__Exercise aim__
Below are some records. Output the lines from the first one through the line that holds "plt.rcParams['mathtext.default'] = 'regular'", exactly as written, with no pictures.
========================================================================
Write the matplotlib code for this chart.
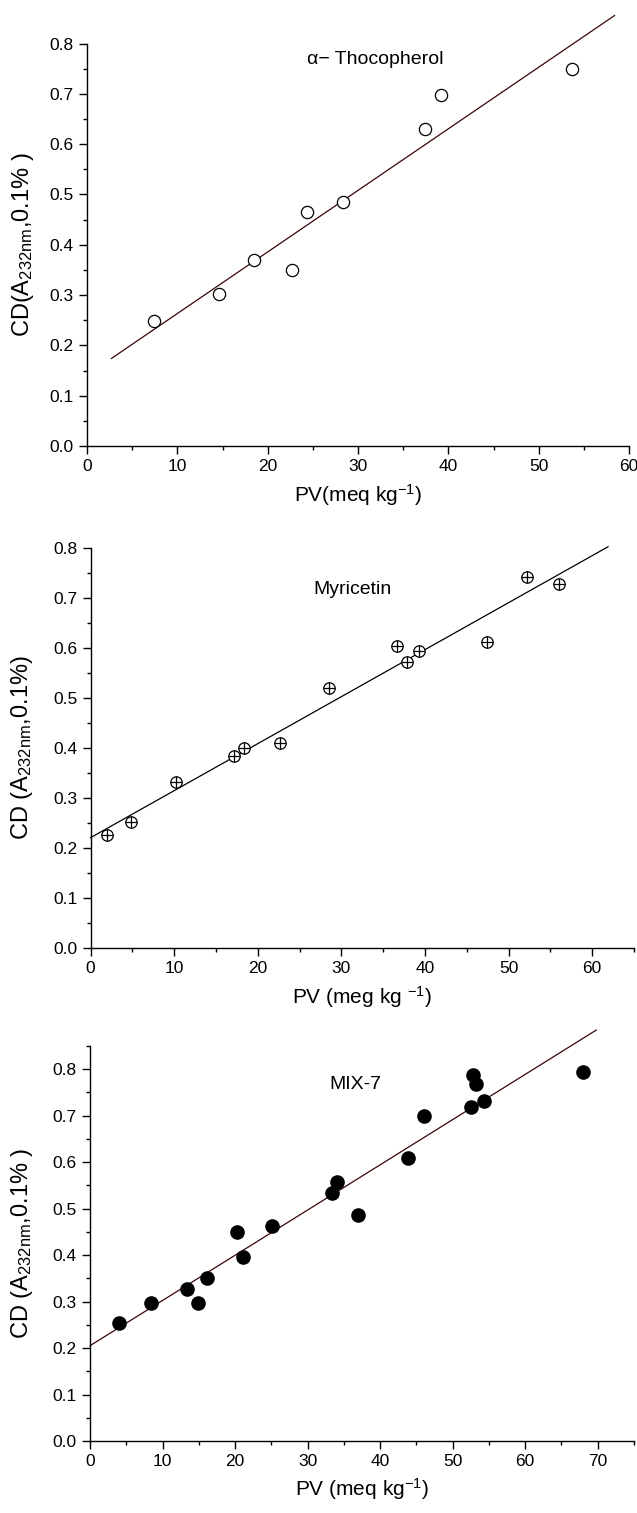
import numpy as np
import matplotlib
matplotlib.use("Agg")
import matplotlib.pyplot as plt
from matplotlib.ticker import MultipleLocator

plt.rcParams['font.family'] = ['Liberation Sans', 'DejaVu Sans']
plt.rcParams['mathtext.default'] = 'regular'

# alpha-tocopherol
toco_pv = [7.4, 14.6, 18.5, 22.7, 24.4, 28.3, 37.4, 39.2, 53.7]
toco_cd = [0.249, 0.302, 0.370, 0.350, 0.466, 0.485, 0.630, 0.698, 0.750]
toco_fit = (0.141, 0.01224)   # intercept, slope
toco_fit_range = [2.7, 58.4]

# myricetin
myr_pv = [2.0, 4.9, 10.2, 17.2, 18.3, 22.7, 28.5, 36.7, 37.8, 39.3, 47.4, 52.2, 56.0]
myr_cd = [0.227, 0.253, 0.333, 0.384, 0.401, 0.411, 0.520, 0.605, 0.573, 0.594, 0.612, 0.742, 0.729]
myr_fit = (0.2207, 0.0094)
myr_fit_range = [0.0, 61.9]

# MIX-7
mix_pv = [4.0, 8.4, 13.4, 14.9, 16.1, 20.2, 21.1, 25.1, 33.3, 34.0, 37.0, 43.9, 46.0,
          52.5, 52.8, 53.2, 54.3, 68.0]
mix_cd = [0.253, 0.297, 0.326, 0.296, 0.350, 0.449, 0.396, 0.463, 0.533, 0.557, 0.486,
          0.608, 0.699, 0.718, 0.787, 0.769, 0.731, 0.793]
mix_fit = (0.205, 0.00973)
mix_fit_range = [0.0, 69.8]

fig = plt.figure(figsize=(6.37, 15.13), dpi=100)
ax1 = fig.add_axes([0.1366, 0.7052, 0.8509, 0.2660])
ax2 = fig.add_axes([0.1421, 0.3734, 0.8532, 0.2644])
ax3 = fig.add_axes([0.1413, 0.0476, 0.8540, 0.2611])


def style(ax, xmax, ymax):
    ax.set_xlim(0, xmax)
    ax.set_ylim(0, ymax)
    for s in ['top', 'right']:
        ax.spines[s].set_visible(False)
    for s in ['left', 'bottom']:
        ax.spines[s].set_linewidth(1.0)
    ax.xaxis.set_major_locator(MultipleLocator(10))
    ax.xaxis.set_minor_locator(MultipleLocator(5))
    ax.yaxis.set_major_locator(MultipleLocator(0.1))
    ax.yaxis.set_minor_locator(MultipleLocator(0.05))
    ax.yaxis.set_major_formatter(lambda v, p: f"{v:.1f}")
    ax.tick_params(which='major', direction='out', length=5.5, width=1.0,
                   labelsize=12.5, pad=4)
    ax.tick_params(which='minor', direction='out', length=3, width=1.0)


def fit_line(ax, coef, xr, color):
    xs = np.array(xr)
    ax.plot(xs, coef[0] + coef[1] * xs, color=color, lw=0.9, clip_on=False, zorder=1)


# panel 1
style(ax1, 60, 0.8)
fit_line(ax1, toco_fit, toco_fit_range, '#3a0505')
ax1.plot(toco_pv, toco_cd, 'o', ms=8.8, mfc='white', mec='black', mew=0.9, clip_on=False)
ax1.text(24.4, 0.768, 'α− Thocopherol', fontsize=14, va='center')
ax1.set_xlabel('PV(meq kg$^{-1}$)', fontsize=15)
ax1.set_ylabel('CD(A$_{232nm}$,0.1% )', fontsize=17)
ax1.yaxis.set_label_coords(-0.095, 0.5)
ax1.xaxis.set_label_coords(0.5, -0.09)

# panel 2
style(ax2, 65, 0.8)
fit_line(ax2, myr_fit, myr_fit_range, 'black')
ax2.plot(myr_pv, myr_cd, 'o', ms=8.2, mfc='white', mec='black', mew=0.9, clip_on=False)
ax2.plot(myr_pv, myr_cd, '+', ms=8.2, color='black', mew=0.9, clip_on=False)
ax2.text(26.6, 0.718, 'Myricetin', fontsize=14, va='center')
ax2.set_xlabel('PV (meg kg $^{-1}$)', fontsize=15)
ax2.set_ylabel('CD (A$_{232nm}$,0.1%)', fontsize=17)
ax2.yaxis.set_label_coords(-0.102, 0.5)
ax2.xaxis.set_label_coords(0.5, -0.09)

# panel 3
style(ax3, 75, 0.85)
fit_line(ax3, mix_fit, mix_fit_range, '#3a0505')
ax3.plot(mix_pv, mix_cd, 'o', ms=9.5, color='black', clip_on=False)
ax3.text(33.0, 0.767, 'MIX-7', fontsize=14, va='center')
ax3.set_xlabel('PV (meq kg$^{-1}$)', fontsize=15)
ax3.set_ylabel('CD (A$_{232nm}$,0.1% )', fontsize=17)
ax3.yaxis.set_label_coords(-0.102, 0.5)
ax3.xaxis.set_label_coords(0.5, -0.09)

fig.savefig('out.png', dpi=100)
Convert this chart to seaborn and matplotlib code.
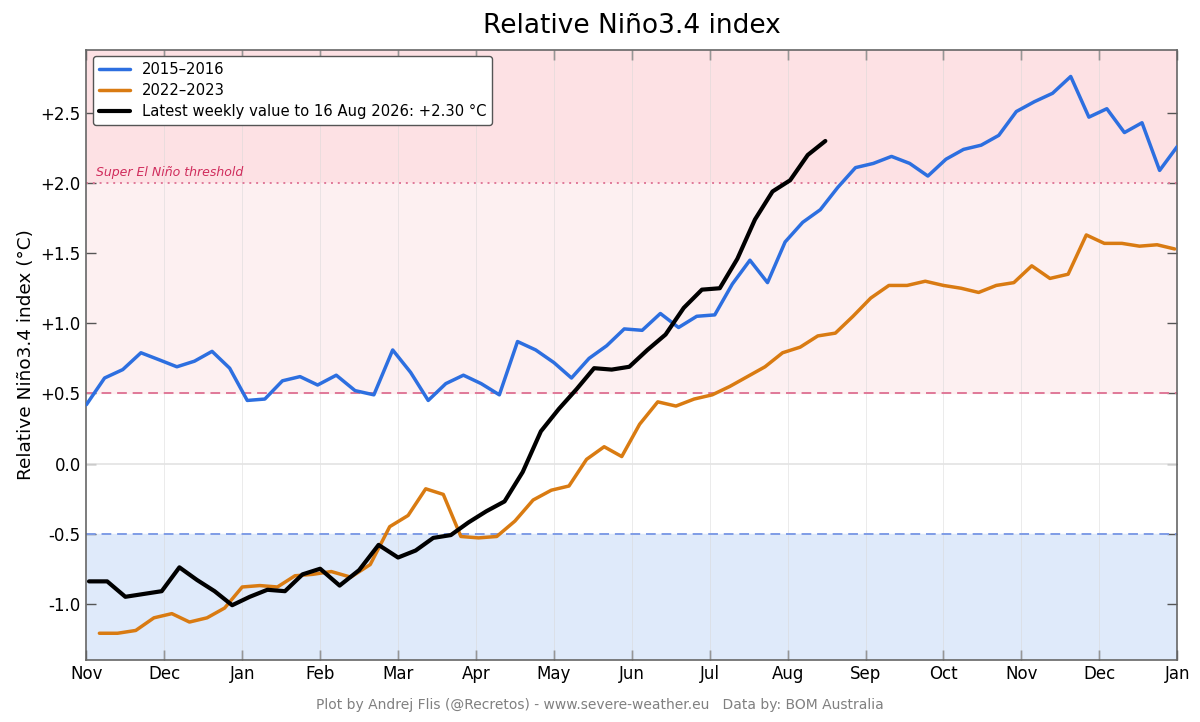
import pandas as pd
import matplotlib.pyplot as plt
import seaborn as sns
import calendar

# Weekly Nino3.4 values
start_2015 = '2015-11-01'
vals_2015 = [0.42, 0.61, 0.67, 0.79, 0.74, 0.69, 0.73, 0.80, 0.68, 0.45,
             0.46, 0.59, 0.62, 0.56, 0.63, 0.52, 0.49, 0.81, 0.65, 0.45,
             0.57, 0.63, 0.57, 0.49, 0.87, 0.81, 0.72, 0.61, 0.75, 0.84,
             0.96, 0.95, 1.07, 0.97, 1.05, 1.06, 1.28, 1.45, 1.29, 1.58,
             1.72, 1.81, 1.97, 2.11, 2.14, 2.19, 2.14, 2.05, 2.17, 2.24,
             2.27, 2.34, 2.51, 2.58, 2.64, 2.76, 2.47, 2.53, 2.36, 2.43,
             2.09, 2.26]

start_2022 = '2022-11-06'
vals_2022 = [-1.21, -1.21, -1.19, -1.10, -1.07, -1.13, -1.10, -1.03, -0.88, -0.87,
             -0.88, -0.80, -0.79, -0.77, -0.81, -0.72, -0.45, -0.37, -0.18, -0.22,
             -0.52, -0.53, -0.52, -0.41, -0.26, -0.19, -0.16, 0.03, 0.12, 0.05,
             0.28, 0.44, 0.41, 0.46, 0.49, 0.55, 0.62, 0.69, 0.79, 0.83,
             0.91, 0.93, 1.05, 1.18, 1.27, 1.27, 1.30, 1.27, 1.25, 1.22,
             1.27, 1.29, 1.41, 1.32, 1.35, 1.63, 1.57, 1.57, 1.55, 1.56,
             1.53]

start_2025 = '2025-11-02'
vals_2025 = [-0.84, -0.84, -0.95, -0.93, -0.91, -0.74, -0.83, -0.91, -1.01, -0.95,
             -0.90, -0.91, -0.79, -0.75, -0.87, -0.76, -0.58, -0.67, -0.62, -0.53,
             -0.51, -0.42, -0.34, -0.27, -0.06, 0.23, 0.39, 0.53, 0.68, 0.67,
             0.69, 0.81, 0.92, 1.11, 1.24, 1.25, 1.46, 1.74, 1.94, 2.02,
             2.20, 2.30]

month_labels = ['Nov', 'Dec', 'Jan', 'Feb', 'Mar', 'Apr', 'May', 'Jun',
                'Jul', 'Aug', 'Sep', 'Oct', 'Nov', 'Dec', 'Jan']
y_ticks = [-1.0, -0.5, 0.0, 0.5, 1.0, 1.5, 2.0, 2.5]


def season_month(d, y0):
    # months since 1 Nov of the season's first year, each month equal width
    ndays = calendar.monthrange(d.year, d.month)[1]
    return (d.year - y0) * 12 + d.month - 11 + (d.day - 1) / ndays


def make_df(start, vals):
    dates = pd.date_range(start, periods=len(vals), freq='7D')
    y0 = dates[0].year
    return pd.DataFrame({'x': [season_month(d, y0) for d in dates], 'value': vals})


df15 = make_df(start_2015, vals_2015)
df22 = make_df(start_2022, vals_2022)
df25 = make_df(start_2025, vals_2025)

sns.set_style('white')
plt.rcParams['font.family'] = ['DejaVu Sans']
plt.rcParams['text.color'] = 'black'
plt.rcParams['axes.labelcolor'] = 'black'
plt.rcParams['xtick.color'] = 'black'
plt.rcParams['ytick.color'] = 'black'

fig, ax = plt.subplots(figsize=(12, 7.22), dpi=100)
fig.subplots_adjust(left=0.072, right=0.981, bottom=0.086, top=0.931)

y_min, y_max = -1.4, 2.95

# background bands
ax.axhspan(2.0, y_max, color='#fde1e4', zorder=0)
ax.axhspan(0.5, 2.0, color='#fdf0f1', zorder=0)
ax.axhspan(y_min, -0.5, color='#dfeafa', zorder=0)

for m in range(1, 14):
    ax.axvline(m, color='#d8d8d8', lw=0.6, alpha=0.6, zorder=1)
ax.axhline(0, color='#e3e3e3', lw=1.2, zorder=1)
ax.axhline(0.5, color='#e07898', lw=1.4, ls=(0, (5, 3)), zorder=2)
ax.axhline(-0.5, color='#7f9ce6', lw=1.4, ls=(0, (5, 3)), zorder=2)
ax.axhline(2.0, color='#e07898', lw=1.4, ls=(0, (1, 2.5)), zorder=2)
ax.text(0.12, 2.03, 'Super El Niño threshold', color='#d02c5c',
        fontsize=9, fontstyle='italic', va='bottom', ha='left')

sns.lineplot(data=df15, x='x', y='value', ax=ax, color='#2d6fe0', lw=2.5,
             label='2015\u20132016', zorder=3)
sns.lineplot(data=df22, x='x', y='value', ax=ax, color='#d97b12', lw=2.5,
             label='2022\u20132023', zorder=3)
sns.lineplot(data=df25, x='x', y='value', ax=ax, color='black', lw=3,
             label=f'Latest weekly value to 16 Aug 2026: {vals_2025[-1]:+.2f} °C', zorder=4)

ax.set_xlim(0, 14)
ax.set_ylim(y_min, y_max)
ax.set_xticks(range(15))
ax.set_xticklabels(month_labels, fontsize=12)
ax.set_yticks(y_ticks)
ax.set_yticklabels(['0.0' if v == 0 else f'{v:+.1f}' for v in y_ticks], fontsize=12)
ax.set_xlabel('')
ax.set_ylabel('Relative Niño3.4 index (°C)', fontsize=13.3)
ax.set_title('Relative Niño3.4 index', fontsize=19, pad=12)

ax.tick_params(axis='both', direction='in', top=True, right=True, left=True, bottom=True,
               length=7, width=1, color='#555555', pad=4)
for side in ['left', 'right', 'top', 'bottom']:
    ax.spines[side].set_color('#666666')
    ax.spines[side].set_linewidth(1.2)

leg = ax.legend(loc='upper left', fontsize=10.6, frameon=True, fancybox=True,
                borderaxespad=0.45, handlelength=2.1, labelspacing=0.4)
leg.get_frame().set_edgecolor('#555555')
leg.get_frame().set_facecolor('white')
leg.get_frame().set_alpha(1)
leg.set_zorder(10)

fig.text(0.5, 0.024, 'Plot by Andrej Flis (@Recretos) - www.severe-weather.eu   Data by: BOM Australia',
         ha='center', va='center', fontsize=10, color='#808080')

plt.savefig('out.png', dpi=100)
plt.close()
========================================================================
__Answer__
Write the matplotlib code for this chart.
import numpy as np
import matplotlib
matplotlib.use("Agg")
import matplotlib.pyplot as plt
from matplotlib.ticker import MultipleLocator

plt.rcParams['font.family'] = ['Liberation Sans', 'DejaVu Sans']
plt.rcParams['mathtext.default'] = 'regular'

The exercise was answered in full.